Responding to the April 11 fatal shooting of Daunte Wright by a police officer in Minnesota, Kristina Roth, Senior Advocate for Criminal Justice Programs at Amnesty International USA, said:
“The Amnesty movement is saddened that yet another Black father, son and partner was taken from his family as a result of the actions of police.
“Daunte Wright was reportedly pulled over on the pretextual grounds of having expired registration and having an air freshener dangling from his rearview mirror, neither warranting what escalated into a fatal encounter. Last year Black and Latino Army Lieutenant Caron Nazario suffered a violent traffic stop in Windsor, Virginia. Officers claimed to have not seen his paper license plate on his new car in the rear window. These incidents speak to a common denominator and remind us of systemic failures of policing, resulting in disparate enforcement on people of color, particularly Black people. Plain and simple, armed law enforcement should be taken out of the equation of traffic enforcement.
“Surviving an interaction with law enforcement shouldn’t depend on where you live or the color of your skin. International standards are clear that in addition to rights to equal protection of law, security, and life, we have a right to be free from discrimination when interacting with law enforcement. Officers responsible for excessive force, whatever the result, must be held accountable.
“The local community in Brooklyn Center and the Minneapolis region are understandably frustrated and enraged by these recurring incidents of police violence and have taken to the streets demanding accountability for the death of Daunte Wright. Law enforcement must protect and facilitate protesters’ rights to freedom of peaceful assembly and ensure that any decision to disperse a crowd is made as a last resort, when lesser means would be insufficient. Officials must ensure that any measures used to disperse a crowd are necessary, proportional and lawful. They must also take into account the impact on the surrounding residential community, for instance when deciding to use chemical irritants.
“Protests against police violence should not be met with more police violence, as we saw for months following the death of George Floyd last summer.”
Amnesty International USA has been calling for police accountability for the use of deadly force. As protesters took to the streets last summer following the death of George Floyd, AIUSA spoke out against the excessive force used by law enforcement. Amnesty International documented 125 separate examples of police violence against protesters in 40 states and the District of Columbia between May 26 and June 5, 2020.

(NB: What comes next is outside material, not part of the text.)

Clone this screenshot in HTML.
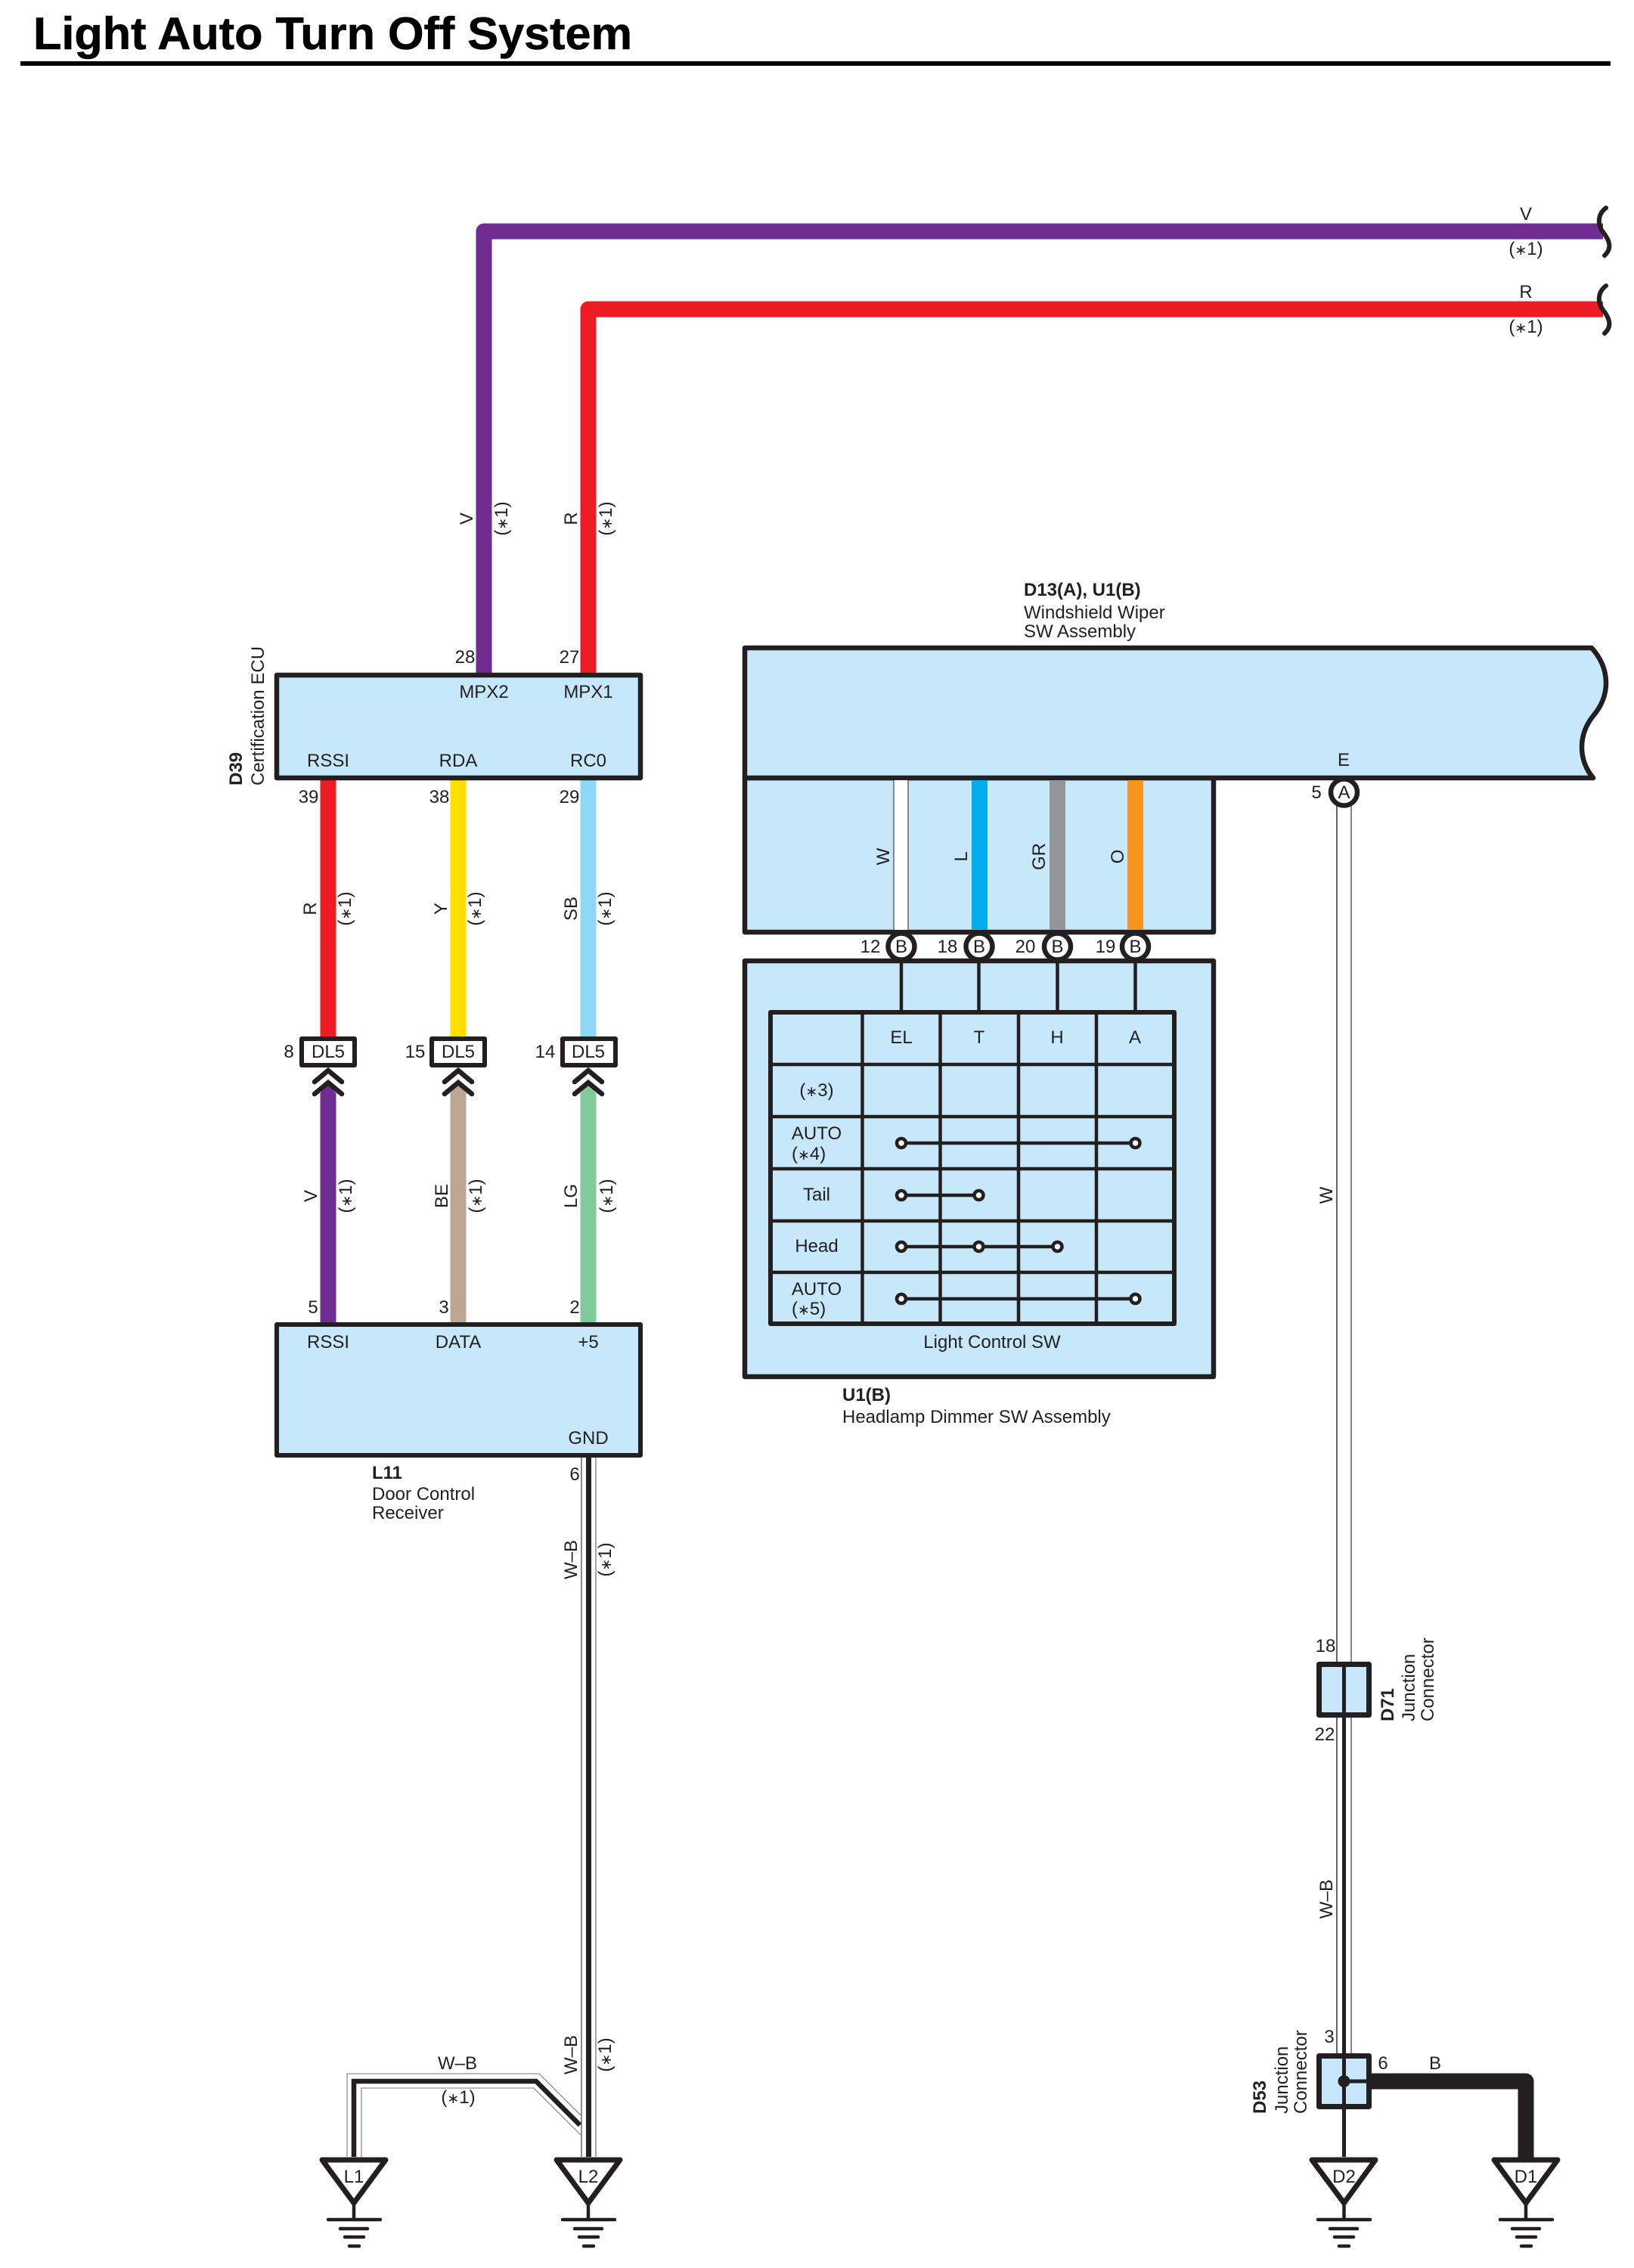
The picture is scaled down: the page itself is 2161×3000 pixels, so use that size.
<!DOCTYPE html>
<html><head><meta charset="utf-8"><title>Light Auto Turn Off System</title>
<style>html,body{margin:0;padding:0;background:#fff}svg{display:block}
text{font-family:"Liberation Sans",Arial,sans-serif;font-size:24px;fill:#231f20}
.m{text-anchor:middle}.b{font-weight:bold}.a{font-size:19px}</style></head><body>
<svg xmlns="http://www.w3.org/2000/svg" width="2161" height="3000" viewBox="0 0 2161 3000">
<rect width="2161" height="3000" fill="#fff"/>
<text x="44" y="65" class="b" textLength="792" lengthAdjust="spacingAndGlyphs" style="font-size:60px;fill:#000;stroke:#000;stroke-width:.6px">Light Auto Turn Off System</text>
<rect x="27" y="81" width="2103" height="6" fill="#000"/>

<!-- top wires -->
<path d="M640 895V306H2120" fill="none" stroke="#6f2c91" stroke-width="21" stroke-linejoin="round"/>
<path d="M778 895V409H2120" fill="none" stroke="#ed1c24" stroke-width="21" stroke-linejoin="round"/>
<path d="M2124 275C2112 284 2113 298 2120 307C2128 317 2133 328 2122 338" fill="none" stroke="#231f20" stroke-width="6" stroke-linecap="round"/>
<path d="M2124 378C2112 387 2113 401 2120 410C2128 420 2133 431 2122 441" fill="none" stroke="#231f20" stroke-width="6" stroke-linecap="round"/>
<text x="2018" y="291" class="m">V</text><text x="2018" y="337" class="m">(<tspan class="a">∗</tspan>1)</text>
<text x="2018" y="394" class="m">R</text><text x="2018" y="440" class="m">(<tspan class="a">∗</tspan>1)</text>
<text transform="translate(625 686) rotate(-90)" class="m">V</text>
<text transform="translate(671 686) rotate(-90)" class="m">(<tspan class="a">∗</tspan>1)</text>
<text transform="translate(763 686) rotate(-90)" class="m">R</text>
<text transform="translate(809 686) rotate(-90)" class="m">(<tspan class="a">∗</tspan>1)</text>

<!-- left column wires -->
<rect x="423.5" y="1030" width="21" height="345" fill="#ed1c24"/>
<rect x="595.5" y="1030" width="21" height="345" fill="#ffde00"/>
<rect x="767.5" y="1030" width="21" height="345" fill="#8dd7f7"/>
<polygon points="423.5,1446 434,1433 444.5,1446 444.5,1752 423.5,1752" fill="#6f2c91"/>
<polygon points="595.5,1446 606,1433 616.5,1446 616.5,1752 595.5,1752" fill="#bba793"/>
<polygon points="767.5,1446 778,1433 788.5,1446 788.5,1752 767.5,1752" fill="#82c99c"/>

<!-- D39 -->
<rect x="366" y="893" width="481" height="136" fill="#c7e8fa" stroke="#231f20" stroke-width="6.5" stroke-linejoin="round"/>
<text x="615" y="877" class="m">28</text><text x="753" y="877" class="m">27</text>
<text x="640" y="923" class="m">MPX2</text><text x="778" y="923" class="m">MPX1</text>
<text x="434" y="1014" class="m">RSSI</text><text x="606" y="1014" class="m">RDA</text><text x="778" y="1014" class="m">RC0</text>
<text x="408" y="1062" class="m">39</text><text x="581" y="1062" class="m">38</text><text x="753" y="1062" class="m">29</text>
<text transform="translate(320 1039) rotate(-90)" class="b">D39</text>
<text transform="translate(349 1039) rotate(-90)">Certification ECU</text>
<text transform="translate(418 1202) rotate(-90)" class="m">R</text>
<text transform="translate(464 1202) rotate(-90)" class="m">(<tspan class="a">∗</tspan>1)</text>
<text transform="translate(591 1202) rotate(-90)" class="m">Y</text>
<text transform="translate(636 1202) rotate(-90)" class="m">(<tspan class="a">∗</tspan>1)</text>
<text transform="translate(763 1202) rotate(-90)" class="m">SB</text>
<text transform="translate(808 1202) rotate(-90)" class="m">(<tspan class="a">∗</tspan>1)</text>

<!-- DL5 connectors -->
<g fill="#fff" stroke="#231f20" stroke-width="6" stroke-linejoin="round">
<rect x="399" y="1374" width="70" height="35"/><rect x="571" y="1374" width="70" height="35"/><rect x="744" y="1374" width="70" height="35"/>
</g>
<text x="434" y="1399" class="m">DL5</text><text x="606" y="1399" class="m">DL5</text><text x="778" y="1399" class="m">DL5</text>
<text x="382" y="1399" class="m">8</text><text x="549" y="1399" class="m">15</text><text x="721" y="1399" class="m">14</text>
<g fill="none" stroke="#231f20" stroke-width="6.5" stroke-linecap="round" stroke-linejoin="miter">
<path d="M416 1431L434 1416L452 1431M416 1447L434 1432L452 1447"/>
<path d="M588 1431L606 1416L624 1431M588 1447L606 1432L624 1447"/>
<path d="M760 1431L778 1416L796 1431M760 1447L778 1432L796 1447"/>
</g>
<text transform="translate(419 1582) rotate(-90)" class="m">V</text>
<text transform="translate(465 1582) rotate(-90)" class="m">(<tspan class="a">∗</tspan>1)</text>
<text transform="translate(592 1582) rotate(-90)" class="m">BE</text>
<text transform="translate(637 1582) rotate(-90)" class="m">(<tspan class="a">∗</tspan>1)</text>
<text transform="translate(763 1582) rotate(-90)" class="m">LG</text>
<text transform="translate(810 1582) rotate(-90)" class="m">(<tspan class="a">∗</tspan>1)</text>
<text x="414" y="1737" class="m">5</text><text x="587" y="1737" class="m">3</text><text x="760" y="1737" class="m">2</text>

<!-- L11 -->
<rect x="366" y="1752" width="481" height="173" fill="#c7e8fa" stroke="#231f20" stroke-width="6" stroke-linejoin="round"/>
<text x="434" y="1783" class="m">RSSI</text><text x="606" y="1783" class="m">DATA</text><text x="778" y="1783" class="m">+5</text>
<text x="778" y="1910" class="m">GND</text>
<text x="492" y="1956" class="b">L11</text><text x="492" y="1984">Door Control</text><text x="492" y="2009">Receiver</text>

<!-- L11 ground wires -->
<path d="M459 2853V2743H713L768 2798M478 2853V2762H706L768 2824" fill="none" stroke="#777" stroke-width="1.1"/>
<path d="M468 2853V2753H709L767 2811" fill="none" stroke="#231f20" stroke-width="6.5"/>
<rect x="769" y="1928" width="19" height="925" fill="#fff"/>
<path d="M769 1928V2853" stroke="#666" stroke-width="1.5"/><path d="M788 1928V2853" stroke="#888" stroke-width="1.5"/>
<path d="M778.5 1928V2853" stroke="#231f20" stroke-width="7"/>
<text x="760" y="1958" class="m">6</text>
<text transform="translate(763 2063) rotate(-90)" class="m">W–B</text>
<text transform="translate(808 2063) rotate(-90)" class="m">(<tspan class="a">∗</tspan>1)</text>
<text transform="translate(763 2718) rotate(-90)" class="m">W–B</text>
<text transform="translate(808 2718) rotate(-90)" class="m">(<tspan class="a">∗</tspan>1)</text>
<text x="605" y="2737" class="m">W–B</text><text x="606" y="2782" class="m">(<tspan class="a">∗</tspan>1)</text>

<!-- Big upper assembly -->
<text x="1354" y="788" class="b">D13(A), U1(B)</text><text x="1354" y="818">Windshield Wiper</text><text x="1354" y="843">SW Assembly</text>
<rect x="985" y="1029" width="620" height="204" fill="#c7e8fa" stroke="#231f20" stroke-width="6.5" stroke-linejoin="round"/>
<path d="M985 857H2105C2130 885 2130 920 2107 947C2087 972 2087 1005 2107 1029H985Z" fill="#c7e8fa" stroke="#231f20" stroke-width="6.5" stroke-linejoin="round"/>
<rect x="1182" y="1032" width="19" height="198" fill="#fff"/>
<path d="M1182 1032V1230M1201 1032V1230" stroke="#444" stroke-width="1.2"/>
<rect x="1285" y="1032" width="21" height="198" fill="#00aeef"/>
<rect x="1388" y="1032" width="21" height="198" fill="#939598"/>
<rect x="1491" y="1032" width="21" height="198" fill="#f7941d"/>
<text transform="translate(1176 1133) rotate(-90)" class="m">W</text>
<text transform="translate(1279 1133) rotate(-90)" class="m">L</text>
<text transform="translate(1382 1133) rotate(-90)" class="m">GR</text>
<text transform="translate(1486 1133) rotate(-90)" class="m">O</text>
<text x="1777" y="1013" class="m">E</text>

<!-- Lower switch box -->
<rect x="985" y="1271" width="620" height="550" fill="#c7e8fa" stroke="#231f20" stroke-width="6.5" stroke-linejoin="round"/>
<path d="M1192 1273V1336M1294.5 1273V1336M1398.5 1273V1336M1501.5 1273V1336" stroke="#231f20" stroke-width="4.5"/>
<rect x="1019" y="1339" width="534" height="412" fill="#c7e8fa" stroke="#231f20" stroke-width="6" stroke-linejoin="round"/>
<path d="M1140.5 1339V1751M1243.5 1339V1751M1347 1339V1751M1450 1339V1751" stroke="#231f20" stroke-width="4.5"/>
<path d="M1019 1408H1553M1019 1477H1553M1019 1546H1553M1019 1615H1553M1019 1683H1553" stroke="#231f20" stroke-width="4.5"/>
<text x="1192" y="1380" class="m">EL</text><text x="1295" y="1380" class="m">T</text><text x="1398" y="1380" class="m">H</text><text x="1501" y="1380" class="m">A</text>
<text x="1080" y="1450" class="m">(<tspan class="a">∗</tspan>3)</text>
<text x="1080" y="1507" class="m">AUTO</text><text x="1047" y="1534">(<tspan class="a">∗</tspan>4)</text>
<text x="1080" y="1588" class="m">Tail</text>
<text x="1080" y="1656" class="m">Head</text>
<text x="1080" y="1713" class="m">AUTO</text><text x="1047" y="1739">(<tspan class="a">∗</tspan>5)</text>
<path d="M1192 1512H1501.5M1192 1581H1294.5M1192 1649H1398.5M1192 1718H1501.5" stroke="#231f20" stroke-width="4.5"/>
<g fill="#fff" stroke="#231f20" stroke-width="4.5">
<circle cx="1192" cy="1512" r="6"/><circle cx="1501.5" cy="1512" r="6"/>
<circle cx="1192" cy="1581" r="6"/><circle cx="1294.5" cy="1581" r="6"/>
<circle cx="1192" cy="1649" r="6"/><circle cx="1294.5" cy="1649" r="6"/><circle cx="1398.5" cy="1649" r="6"/>
<circle cx="1192" cy="1718" r="6"/><circle cx="1501.5" cy="1718" r="6"/>
</g>
<text x="1312" y="1783" class="m">Light Control SW</text>
<text x="1114" y="1853" class="b">U1(B)</text><text x="1114" y="1882">Headlamp Dimmer SW Assembly</text>

<!-- connector circles -->
<g fill="#fff" stroke="#231f20" stroke-width="6.5">
<circle cx="1192" cy="1252" r="17.5"/><circle cx="1295" cy="1252" r="17.5"/><circle cx="1398.5" cy="1252" r="17.5"/><circle cx="1501.5" cy="1252" r="17.5"/>
</g>
<text x="1192" y="1260" class="m">B</text><text x="1295" y="1260" class="m">B</text><text x="1398.5" y="1260" class="m">B</text><text x="1501.5" y="1260" class="m">B</text>
<text x="1151" y="1260" class="m">12</text><text x="1253" y="1260" class="m">18</text><text x="1356" y="1260" class="m">20</text><text x="1462" y="1260" class="m">19</text>

<!-- right wire -->
<path d="M1768 1066V2716" stroke="#333" stroke-width="1.5"/><path d="M1787 1066V2716" stroke="#888" stroke-width="2"/>
<circle cx="1777.5" cy="1048" r="17.5" fill="#fff" stroke="#231f20" stroke-width="6.5"/>
<text x="1777.5" y="1056" class="m">A</text><text x="1741" y="1056" class="m">5</text>
<text transform="translate(1762 1581) rotate(-90)" class="m">W</text>
<path d="M1777.5 2272V2853" stroke="#231f20" stroke-width="5"/>
<text transform="translate(1762 2512) rotate(-90)" class="m">W–B</text>

<!-- D71 -->
<rect x="1744.5" y="2201.5" width="66" height="67" fill="#c7e8fa" stroke="#231f20" stroke-width="7" stroke-linejoin="round"/>
<path d="M1777.5 2201V2269" stroke="#231f20" stroke-width="5"/>
<text x="1753" y="2185" class="m">18</text><text x="1752" y="2302" class="m">22</text>
<text transform="translate(1843 2277) rotate(-90)" class="b">D71</text>
<text transform="translate(1871 2277) rotate(-90)">Junction</text>
<text transform="translate(1896 2277) rotate(-90)">Connector</text>

<!-- D53 -->
<path d="M1811 2753H2018V2856" fill="none" stroke="#231f20" stroke-width="21" stroke-linejoin="round"/>
<rect x="1744.5" y="2719.5" width="66" height="67" fill="#c7e8fa" stroke="#231f20" stroke-width="7" stroke-linejoin="round"/>
<path d="M1777.5 2719V2787M1777.5 2753H1811" stroke="#231f20" stroke-width="5"/>
<circle cx="1777.5" cy="2753" r="8" fill="#231f20"/>
<text x="1758" y="2702" class="m">3</text><text x="1829" y="2737" class="m">6</text><text x="1898" y="2737" class="m">B</text>
<text transform="translate(1674 2796) rotate(-90)" class="b">D53</text>
<text transform="translate(1703 2796) rotate(-90)">Junction</text>
<text transform="translate(1728 2796) rotate(-90)">Connector</text>

<!-- grounds -->
<g fill="#fff" stroke="#231f20" stroke-width="7" stroke-linejoin="round">
<polygon points="426,2857 510,2857 468,2914"/><polygon points="736,2857 820,2857 778,2914"/>
<polygon points="1735,2857 1819,2857 1777.5,2914"/><polygon points="1976,2857 2060,2857 2018,2914"/>
</g>
<g stroke="#231f20" stroke-linecap="round" fill="none">
<path d="M468 2916V2936M778 2916V2936M1777.5 2916V2936M2018 2916V2936" stroke-width="4.5"/>
<path d="M434 2936H503M450 2948H486M456 2959H481M462 2971H475M744 2936H813M760 2948H796M766 2959H791M772 2971H785M1743 2936H1812M1759 2948H1795M1765 2959H1790M1771 2971H1784M1984 2936H2053M2000 2948H2036M2006 2959H2031M2012 2971H2025" stroke-width="4.5"/>
</g>
<text x="468" y="2887" class="m">L1</text><text x="778" y="2887" class="m">L2</text>
<text x="1777.5" y="2887" class="m">D2</text><text x="2018" y="2887" class="m">D1</text>
</svg>
</body></html>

In 2015, Amnesty International USA released a report on the use of deadly force by law enforcement and raised serious human rights concerns with regards to the right to life, the right to security of the person, the right to freedom from discrimination and the right to equal protection of the law. This report highlights the need for a nationwide review and reform of existing laws, policies, training and practices on police use of lethal force, as well as a thorough review and reform of oversight and accountability mechanisms.